Bruxelas tenta adaptar-se à nova realidade. Mas o medo está sempre presente. «Há dias quando se revelou uma longa lista de possíveis membros do Estado Islâmico diziam que só em Bruxelas estariam uns 20 mil. Já viu o que isto é? Se dois matam 100 ou 200 pessoas é fazer as contas…Vamos caminhar para quê? As pessoas começam a dizer que o futuro será isto ficar parecido com Israel: saímos de manhã e não sabemos se voltamos», diz o técnico.

Diogo Fernandes remata a ideia: «Antigamente vivia-se, apenas. Hoje vive-se com medo.»

O futebol serve de escape, para ambos. O treinador conta, de resto, como tem sido a reação dos mais novos a todo este ambiente na cidade: «As crianças não têm noção. No meu plantel 80 por cento são muçulmanos. Sentem-se marginalizados, é o que eu acho. Mas não sabem porquê. Não têm noção de tudo o que está a acontecer.»

E fora de Bruxelas, há segurança?

O Maisfutebol procurou, também, averiguar que efeitos teve o atentado na capital noutras zonas do território do país. Frederic Maciel, antigo avançado do FC Porto B, está, desde o início da época em Mouscron representando o emblema local.

A cidade dista cerca de 100 quilómetros da capital e tenta que o medo não se alastre até às suas fronteiras. Mas há sempre fatores a ter em conta.

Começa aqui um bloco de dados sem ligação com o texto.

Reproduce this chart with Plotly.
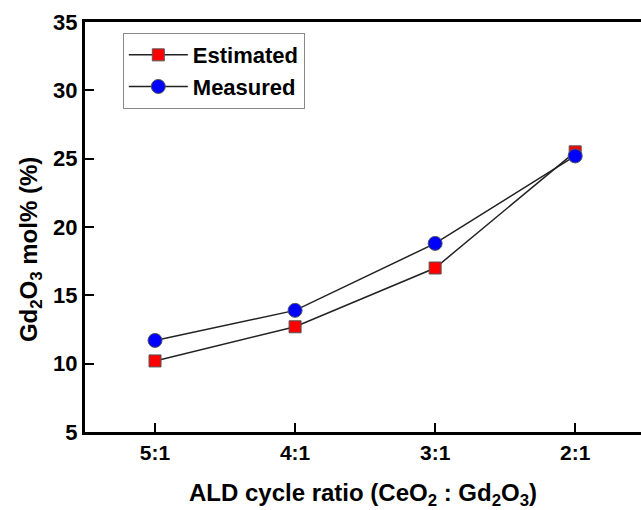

«Sinceramente acho que mudou pouco. Vê-se mais polícia nas ruas, mais carros patrulha, também. O clube pediu-nos para evitarmos zonas de multidões. Aeroportos, centros comerciais… Mas, claro, não é uma regra, é um conselho porque temos de seguir com a vida», diz Frederic, que lembra que Mouscron é uma cidade bem mais pequena.

Frederic Maciel

Na rotina do clube, contudo, pouco mudou: «Os treinos mantiveram-se. Não temos jogo este fim de semana, portanto a agenda também é menos preenchida. Quando foram os atentados de Paris tivemos um jogo cancelado, por exemplo.»

O avançado garante que se sente seguro onde está e «para já» não pensa deixar o país. «Aconteceram dois atentados, eu sei, mas nunca se sabe onde eles podem atacar. Já foi em França, agora aqui. Quem garante que voltando a Portugal não acontece lá?», indaga.

«Ainda não chegou ao ponto de ter mesmo de ir embora. Sinto-me bem e tenho dois anos de contrato. Ainda não discuti o meu futuro com o meu empresário. A época não me correu muito bem, houve lesões e uma troca de treinador que não me beneficiou. Mas qualquer decisão que tome será sempre pelo lado desportivo e não por causa de insegurança», garante.

Sobre os atentados de Bruxelas, Frederic dá «graças a Deus» por não ter qualquer familiar ou conhecido envolvido, até porque «ainda há bem pouco tempo» os pais estiveram no aeroporto de Zaventem, quando o foram visitar.

«É sempre chocante, ainda que saiba que para quem perdeu alguém querido é muito mais doloroso. Para nós fica sempre o receio. Isso já não dá para alterar», remata.